If anything, the recent decades of technological advances in computing and communications have lowered the effective size for successful creative management, not raised it.

Finally, this leads to scale. Grandiose visions of imagined consumer buying behaviors changed by conglomerating products and services usually fail to account for the sheer difficulty of managing scale.

One of the oft-missed effects of conglomeration is probably the loss of many of the most talented employees. From my own experiences at AT&T, then the largest private employer on the planet, Chase Manhattan Bank, and Andersen Consulting (NOT Arthur Andersen, thank you very much!), I can vouch for this. Large scale organizations inevitably have to be run by a middle class of talent at most, if not all levels. Innovation is hard to tolerate in a firm of large size. Management is typically routinized into a definable culture, so that the firm is more efficiently run.

When you put all these effects together, you get disasters like Cendant.

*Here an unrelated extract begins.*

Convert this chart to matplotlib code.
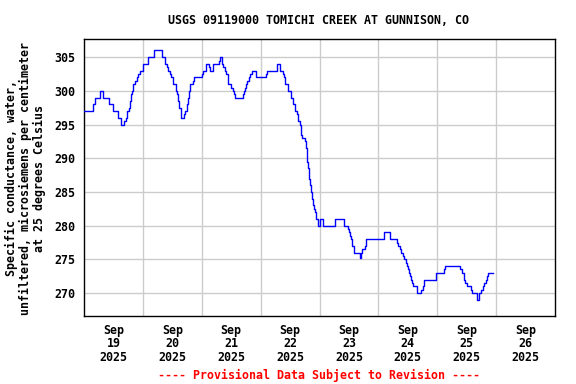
import matplotlib
matplotlib.use("Agg")
import matplotlib.pyplot as plt
from datetime import datetime, timedelta

title = "USGS 09119000 TOMICHI CREEK AT GUNNISON, CO"
ylabel = "Specific conductance, water,\nunfiltered, microsiemens per centimeter\nat 25 degrees Celsius"
footer = "---- Provisional Data Subject to Revision ----"

start = datetime(2025, 9, 19)
# hours since Sep 19 00:00 at which value changes
hours = [0, 3.5, 4.6, 6.5, 7.6, 10.1, 11.7, 13.9, 15.0, 16.3, 17.1, 17.7, 18.2, 18.8,
         19.2, 19.6, 20.1, 20.9, 21.5, 22.0, 22.8, 24.2, 26.1, 28.6, 31.8, 32.9, 33.7,
         34.3, 35.1, 35.6, 36.4, 37.5, 38.1, 38.4, 38.9, 39.4, 40.8, 41.3, 41.9, 42.4,
         43.0, 43.2, 44.6, 44.9, 48.1, 48.4, 49.8, 50.9, 51.4, 52.5, 54.9, 55.5, 56.3,
         56.8, 57.4, 57.9, 58.5, 60.1, 60.7, 61.2, 61.7, 65.0, 65.3, 65.6, 66.1, 66.6,
         67.2, 67.7, 68.3, 70.2, 74.3, 74.8, 78.6, 79.7, 81.1, 81.6, 81.9, 83.2, 84.3,
         85.1, 86.0, 86.8, 87.3, 87.9, 88.4, 88.7, 90.0, 90.6, 90.8, 91.4, 91.9, 92.2,
         92.5, 92.7, 93.0, 93.3, 93.5, 93.8, 94.1, 94.4, 94.6, 95.5, 96.3, 97.4, 97.6,
         102.3, 105.8, 107.5, 108.0, 108.5, 108.8, 109.1, 110.2, 112.6, 112.9, 113.5,
         114.6, 115.1, 122.2, 124.6, 127.6, 128.2, 128.7, 129.3, 130.1, 130.6, 131.2,
         131.7, 132.0, 132.6, 132.8, 133.1, 133.6, 134.2, 135.6, 137.5, 138.0, 138.8,
         143.5, 146.7, 147.0, 153.3, 154.1, 154.9, 155.5, 156.0, 157.9, 158.2, 160.4,
         160.9, 162.0, 162.5, 163.1, 163.7, 164.2, 164.7, 166.9]
values = [297, 298, 299, 300, 299, 298, 297, 296, 295, 295.5, 296, 297, 297.5, 298.5,
          299.5, 300, 301, 301.5, 302, 302.5, 303, 304, 305, 306, 305, 304, 303.5,
          303, 302.5, 302, 301, 300, 299.5, 298.5, 297.5, 296, 296.5, 297, 298, 299,
          300, 301, 301.5, 302, 302.5, 303, 304, 303.5, 303, 304, 304.5, 305, 304,
          303.5, 303, 302.5, 301, 300.5, 300, 299.5, 299, 299.5, 300, 300.5, 301, 301.5,
          302, 302.5, 303, 302, 302.5, 303, 304, 303, 302.5, 302, 301, 300, 299,
          298, 297, 296.5, 295.5, 295, 293.5, 293, 292.5, 291.5, 289.5, 288.5, 287, 286,
          285.7, 285, 284, 283.5, 283, 282.5, 282, 281.5, 281, 280, 281, 280.5, 280,
          281, 280, 279.5, 279, 278.5, 278, 277, 276, 275.2, 276, 276.5,
          277, 278, 279, 278, 277.5, 277, 276.5, 276, 275.5, 275, 274.5,
          274, 273.5, 273, 272.5, 272, 271.5, 271, 270, 270.5, 271, 272,
          273, 273.5, 274, 273.5, 273, 272, 271.5, 271, 270.5, 270, 269,
          270, 270.5, 271, 271.5, 272, 272.5, 273, 273]

yticks = [270, 275, 280, 285, 290, 295, 300, 305]
day_labels = ["Sep\n19\n2025", "Sep\n20\n2025", "Sep\n21\n2025", "Sep\n22\n2025",
              "Sep\n23\n2025", "Sep\n24\n2025", "Sep\n25\n2025", "Sep\n26\n2025"]

times = [start + timedelta(hours=h) for h in hours]

plt.rcParams['font.family'] = ['DejaVu Sans Mono']
plt.rcParams['font.weight'] = 'bold'
fs = 8.4

fig = plt.figure(figsize=(5.76, 3.84), dpi=100)
ax = fig.add_axes([84/576, 1-316/384, (555-84)/576, (316-39)/384])

ax.plot(times, values, drawstyle='steps-post', color='#0000ff', lw=1.0, zorder=3)

ax.set_xlim(start, start + timedelta(days=8))
ax.set_ylim(266.6, 307.7)

noon_ticks = [start + timedelta(days=i, hours=12) for i in range(8)]
mid_ticks = [start + timedelta(days=i) for i in range(1, 8)]
ax.set_xticks(noon_ticks)
ax.set_xticklabels(day_labels, fontsize=fs, fontweight='bold', linespacing=1.05)
ax.set_xticks(mid_ticks, minor=True)
ax.set_yticks(yticks)
ax.set_yticklabels([str(v) for v in yticks], fontsize=fs, fontweight='bold')
ax.tick_params(axis='both', which='both', length=0)
ax.tick_params(axis='x', pad=5.5)
ax.tick_params(axis='y', pad=6)
ax.grid(True, which='minor', axis='x', color='#cccccc', lw=1)
ax.grid(True, which='major', axis='y', color='#cccccc', lw=1)
ax.grid(False, which='major', axis='x')
for s in ax.spines.values():
    s.set_color('black')
    s.set_linewidth(1)

fig.text(25.5/576, 1-178.5/384, ylabel, rotation=90, ha='center', va='center',
         multialignment='center', fontsize=fs, fontweight='bold', linespacing=1.1)
fig.text(319/576, 1-20/384, title, ha='center', va='center', fontsize=fs, fontweight='bold')
fig.text(319/576, 1-375/384, footer, ha='center', va='center', fontsize=fs,
         fontweight='bold', color='#ff0000')

fig.savefig("out.png", dpi=100)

I’ll leave you with this little gem. Today, in an interview on CNBC, Silverman solemnly intoned something to the effect that his conglomeration was, ‘an artistic success, but a commercial failure.’ How nice of him to tell his shareholders now that all this time, he was dabbling in art, not commerce.

The Scramble to Cannibalize AOL

The recent interest by Google, Yahoo and Microsoft in Time Warner’s AOL unit seems to be confusing quite a few analysts and other observers. I do not agree that AOL is suddenly “valuable” again, as it was when it merged with Time Warner in the ‘90s.

Rather, these other companies see a possible opportunity to scavenge some of AOL’s parts on the way to changing the terms of competition in the larger arena in which AOL once played a dominant role. None of the three suitors would likely care about the dial-up access business, nor, for its own sake, the content portion of AOL. What they all want is AOL’s customer base to which to market their own collection of internet-oriented services.

Their very interests in the remains of AOL’s customer base signal that their strategies have devalued this older business model. AOL is a faded brand in a growth industry. Further, the industry has changed so much that companies with concepts still in their infancy in AOL’s heyday are now dominating it.

Google creates its value in other ways, and is perhaps looking to deny a piece of AOL to a competitor. The same is true of Yahoo. The combination of Yahoo’s and MSN’s messaging services further devalues AOL AIM system, because all of these are free.

The current competitive situation in this arena finds AOL still in possession of a customer base which sizable and somewhat unique. Before that is no longer true, these newer entrants, and one old one, Microsoft, are hoping to capitalize on the value of that base. The incidental businesses which originally attracted the customer base are probably not all that valuable to anyone now. If they were, AOL wouldn’t be in the trouble it’s in today.